== PROVIDED DATA ==
───

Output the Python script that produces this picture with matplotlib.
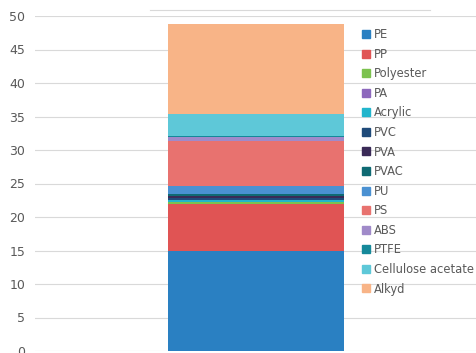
import matplotlib
matplotlib.use('Agg')
import matplotlib.pyplot as plt
from matplotlib.lines import Line2D

# polimeros empilhados numa unica barra
polymers = ['PE', 'PP', 'Polyester', 'PA', 'Acrylic', 'PVC', 'PVA', 'PVAC',
            'PU', 'PS', 'ABS', 'PTFE', 'Cellulose acetate', 'Alkyd']
values = [15.0, 6.9, 0.3, 0.1, 0.2, 0.4, 0.2, 0.3,
          1.2, 6.8, 0.6, 0.1, 3.3, 13.4]
colors = ['#2a80c2', '#e05454', '#7cc24f', '#8d68bd', '#22b5cc', '#1f4b7a',
          '#3a2a57', '#0f6a73', '#4a91d2', '#e8726f', '#a08ac9', '#15899a',
          '#5ec8d8', '#f8b487']
yticks = [0, 5, 10, 15, 20, 25, 30, 35, 40, 45, 50]

fig = plt.figure(figsize=(4.77, 3.53), dpi=100)
ax = fig.add_axes([35/477, 2/353, 442/477, 335/353])

bottom = 0
for name, v, c in zip(polymers, values, colors):
    ax.bar(0, v, width=0.4, bottom=bottom, color=c, label=name, zorder=3)
    bottom += v

ax.set_xlim(-0.5, 0.5)
ax.set_ylim(0, 50)
ax.set_yticks(yticks)
ax.set_xticks([])
ax.grid(axis='y', color='#d9d9d9', linewidth=0.8, zorder=0)
for s in ax.spines.values():
    s.set_visible(False)
ax.tick_params(axis='y', length=0, pad=7, labelsize=9, labelcolor='#595959')

# legenda dentro do grafico, lado direito
handles = [Line2D([0], [0], marker='s', color='none', markerfacecolor=c,
                  markeredgecolor=c, markersize=6) for c in colors]
leg = ax.legend(handles, polymers, loc='upper left', bbox_to_anchor=(0.72, 0.988),
                frameon=False, fontsize=8.3, labelspacing=0.57, handlelength=0.8,
                handletextpad=0.3, borderpad=0.2)
for t in leg.get_texts():
    t.set_color('#595959')

# linha cinza no topo
fig.add_artist(Line2D([150/477, 430/477], [1 - 9.5/353, 1 - 9.5/353],
                      color='#d9d9d9', linewidth=0.8))

fig.savefig('out.png', dpi=100)
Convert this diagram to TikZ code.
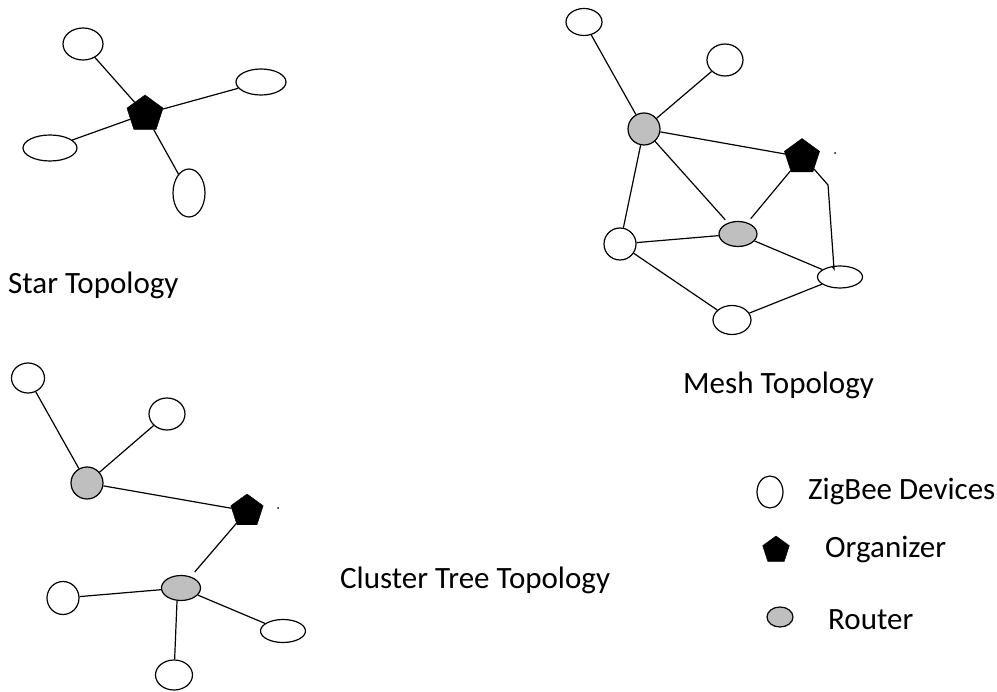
\documentclass[tikz,border=0pt]{standalone}
\usepackage{fontspec}
\setmainfont{Carlito}
\usetikzlibrary{shapes.geometric}
\begin{document}
\begin{tikzpicture}[x=1pt,y=-1pt,
  dev/.style={ellipse,draw=black,line width=1.2pt,fill=white,inner sep=0pt},
  rtr/.style={ellipse,draw=black,line width=1.2pt,fill=gray!50,inner sep=0pt},
  org/.style={regular polygon,regular polygon sides=5,fill=black,draw=black,inner sep=0pt,minimum size=38pt},
  link/.style={line width=1.2pt},
  lbl/.style={font=\fontsize{31}{34}\selectfont,anchor=west,inner sep=0pt}]
\useasboundingbox (0,0) rectangle (997,692);
% ---------- Star ----------
\node[org] (sp) at (145,114) {};
\node[dev,minimum width=40pt,minimum height=32pt] (s1) at (83,44) {};
\node[dev,minimum width=50pt,minimum height=26pt] (s2) at (261,82) {};
\node[dev,minimum width=54pt,minimum height=26pt] (s3) at (50,148) {};
\node[dev,minimum width=32pt,minimum height=48pt] (s4) at (189,193) {};
\draw[link] (sp) -- (s1);
\draw[link] (sp) -- (s2);
\draw[link] (sp) -- (s3);
\draw[link] (sp) -- (s4);
\node[lbl] (starlbl) at (8,285) {Star Topology};
% ---------- Mesh ----------
\node[dev,minimum width=36pt,minimum height=27pt] (m1) at (584,22) {};
\node[dev,minimum width=36pt,minimum height=32pt] (m2) at (725,60) {};
\node[rtr,minimum width=32pt,minimum height=32pt] (mr1) at (644,129) {};
\node[org,minimum size=37pt] (mp) at (802,157) {};
\node[rtr,minimum width=38pt,minimum height=25pt] (mr2) at (738,234) {};
\node[dev,minimum width=32pt,minimum height=32pt] (ml) at (620,244) {};
\node[dev,minimum width=45pt,minimum height=22pt] (mr) at (840,277) {};
\node[dev,minimum width=38pt,minimum height=29pt] (mb) at (732,320) {};
\fill (835,153) circle (1pt);
\draw[link] (mr1) -- (m1);
\draw[link] (mr1) -- (m2);
\draw[link] (mr1) -- (mp);
\draw[link,shorten >=4pt] (mr1) -- (mr2);
\draw[link] (mr1) -- (ml);
\draw[link,shorten >=5pt] (mp) -- (mr2);
\draw[link] (mp.south east) -- ++(14,16) -- (mr.north west -| 834,0) -- (mr);
\draw[link] (ml) -- (mr2);
\draw[link] (mr2) -- (mr);
\draw[link] (ml) -- (mb);
\draw[link] (mb) -- (mr);
\node[lbl] (meshlbl) at (683,385) {Mesh Topology};
% ---------- Cluster tree ----------
\node[dev,minimum width=33pt,minimum height=30pt] (c1) at (28,378) {};
\node[dev,minimum width=36pt,minimum height=32pt] (c2) at (167,414) {};
\node[rtr,minimum width=32pt,minimum height=32pt] (cr1) at (87,483) {};
\node[org,minimum size=34pt] (cp) at (247,511) {};
\fill (278,508) circle (1pt);
\node[rtr,minimum width=39pt,minimum height=25pt] (cr2) at (181,588) {};
\node[dev,minimum width=32pt,minimum height=33pt] (cl) at (63,598) {};
\node[dev,minimum width=45pt,minimum height=23pt] (cr) at (283,631) {};
\node[dev,minimum width=37pt,minimum height=30pt] (cb) at (174,675) {};
\draw[link] (cr1) -- (c1);
\draw[link] (cr1) -- (c2);
\draw[link] (cr1) -- (cp);
\draw[link,shorten >=6pt] (cp) -- (cr2);
\draw[link] (cr2) -- (cl);
\draw[link] (cr2.south -| 177,0) -- (cb);
\draw[link] (cr2) -- (cr);
\node[lbl] (clusterlbl) at (340,580) {Cluster Tree Topology};
% ---------- Legend ----------
\node[dev,minimum width=26pt,minimum height=32pt] (ldev) at (770,492) {};
\node[lbl] (ldevt) at (808,492) {ZigBee Devices};
\node[org,minimum size=28pt] (lorg) at (776,550) {};
\node[lbl] (lorgt) at (825,550) {Organizer};
\node[rtr,minimum width=26pt,minimum height=20pt] (lrtr) at (780,617) {};
\node[lbl] (lrtrt) at (828,620) {Router};
\end{tikzpicture}
\end{document}
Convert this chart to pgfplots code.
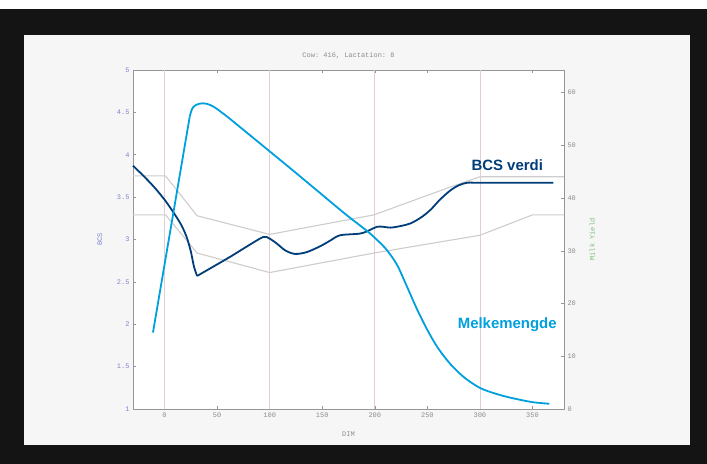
\documentclass[border=0pt]{standalone}
\usepackage{fontspec}
\setmainfont{Liberation Sans}
\setmonofont{Liberation Mono}
\usepackage{pgfplots}
\pgfplotsset{compat=1.18}

\definecolor{bcsblue}{RGB}{0,62,122}
\definecolor{milkblue}{RGB}{0,160,222}
\definecolor{bandgray}{RGB}{205,205,205}
\definecolor{gridpink}{RGB}{228,205,210}
\definecolor{axisgray}{RGB}{150,150,150}
\definecolor{tickgray}{RGB}{140,140,140}
\definecolor{ticklilac}{RGB}{130,130,210}
\definecolor{labelgreen}{RGB}{120,190,120}
\definecolor{screen}{RGB}{246,246,246}

\pgfplotsset{
  chartbase/.style={
    at={(133bp,55bp)}, anchor=south west,
    scale only axis, width=431bp, height=339bp,
    xmin=-30, xmax=380,
    tick align=inside, major tick length=3bp,
    axis line style={axisgray, line width=0.6bp},
    tick style={axisgray, line width=0.5bp},
    /pgf/number format/assume math mode=true,
    ticklabel style={font=\ttfamily\fontsize{7}{8}\selectfont, text=tickgray},
  },
}

\begin{document}
\begin{tikzpicture}
\useasboundingbox (0,0) rectangle (707bp,464bp);
% monitor bezel and screen
\fill[white] (0,0) rectangle (707bp,464bp);
\fill[black!92] (0,0) rectangle (707bp,455bp);
\fill[screen] (24bp,19bp) rectangle (690bp,429bp);

% left axis: BCS
\begin{axis}[
  chartbase,
  ymin=1, ymax=5,
  xtick={0,50,...,350},
  ytick={1,1.5,...,5},
  xtick pos=both, ytick pos=left,
  extra x ticks={0,100,200,300},
  extra x tick labels={},
  extra x tick style={xmajorgrids=true, major tick length=0pt,
    major grid style={gridpink, line width=0.6bp}},
  yticklabel style={text=ticklilac, /pgf/number format/.cd, fixed, precision=1},
  axis background/.style={fill=white},
  clip=false,
]
% reference band
\addplot[bandgray, line width=1.1bp] coordinates {
  (-30,3.75) (1,3.75) (31,3.28) (100,3.06) (199,3.29) (272,3.62) (300,3.74) (380,3.74)
};
\addplot[bandgray, line width=1.1bp] coordinates {
  (-30,3.29) (1,3.29) (31,2.84) (100,2.61) (199,2.84) (300,3.05) (350,3.29) (380,3.29)
};
% BCS curve
\addplot[bcsblue, line width=1.8bp, smooth, tension=0.5] coordinates {
  (-30,3.87) (-20,3.75) (-10,3.62) (0,3.47) (9,3.31) (16,3.17)
  (21,3.03) (25,2.86) (28,2.68) (31,2.57)
};
\addplot[bcsblue, line width=1.8bp, smooth, tension=0.5] coordinates {
  (31,2.57) (45,2.67) (63,2.80) (80,2.93) (94,3.03) (100,3.01)
  (107,2.95) (115,2.87) (124,2.83) (135,2.85) (148,2.92) (158,2.99)
  (167,3.05) (186,3.07) (195,3.11) (202,3.15) (208,3.15) (215,3.14)
  (225,3.16) (234,3.19) (244,3.26) (253,3.35) (262,3.47) (272,3.58)
  (280,3.64) (288,3.67) (300,3.67) (370,3.67)
};
\node[font=\ttfamily\fontsize{7}{8}\selectfont, text=tickgray]
  at (axis description cs:0.5,1) [above=8bp] {Cow: 416, Lactation: 8};
\node[font=\ttfamily\fontsize{7}{8}\selectfont, text=tickgray]
  at (axis description cs:0.5,0) [below=19bp] {DIM};
\node[font=\ttfamily\fontsize{7}{8}\selectfont, text=ticklilac, rotate=90]
  at (axis description cs:-0.077,0.5) {BCS};
\node[font=\ttfamily\fontsize{7}{8}\selectfont, text=labelgreen, rotate=90]
  at (axis description cs:1.065,0.5) {Milk Yield};
\node[font=\bfseries\fontsize{15}{17}\selectfont, text=bcsblue]
  at (axis cs:326,3.88) {BCS verdi};
\node[font=\bfseries\fontsize{15}{17}\selectfont, text=milkblue]
  at (axis cs:326,1.99) {Melkemengde};
\end{axis}

% right axis: milk yield
\begin{axis}[
  chartbase,
  ymin=0, ymax=64.3,
  axis y line*=right, axis x line=none,
  ytick={0,10,...,60},
]
\addplot[milkblue, line width=1.8bp] coordinates {
  (-11,14.5) (24,55.5)
};
\addplot[milkblue, line width=1.8bp, smooth, tension=0.6] coordinates {
  (24,55.5) (27,57.2) (33,57.9) (40,57.9) (47,57.3) (54,56.3) (60,55.4)
};
\addplot[milkblue, line width=1.8bp, smooth, tension=0.5] coordinates {
  (60,55.4) (120,45.6) (170,37.3) (186,34.8) (196,33.2) (210,30.5)
  (221,27.4) (230,23.5) (240,19.0) (250,15.0) (260,11.6) (272,8.5)
  (285,6.0) (300,4.0) (315,2.9) (330,2.1) (350,1.3) (366,1.0)
};
\end{axis}
\end{tikzpicture}
\end{document}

───

== GOAL OF THE EXERCISE ==
Your task is to gather every line with the word "code" and copy it.

== RESPONSE ==
Convert this diagram to TikZ code.
Convert this chart to pgfplots code.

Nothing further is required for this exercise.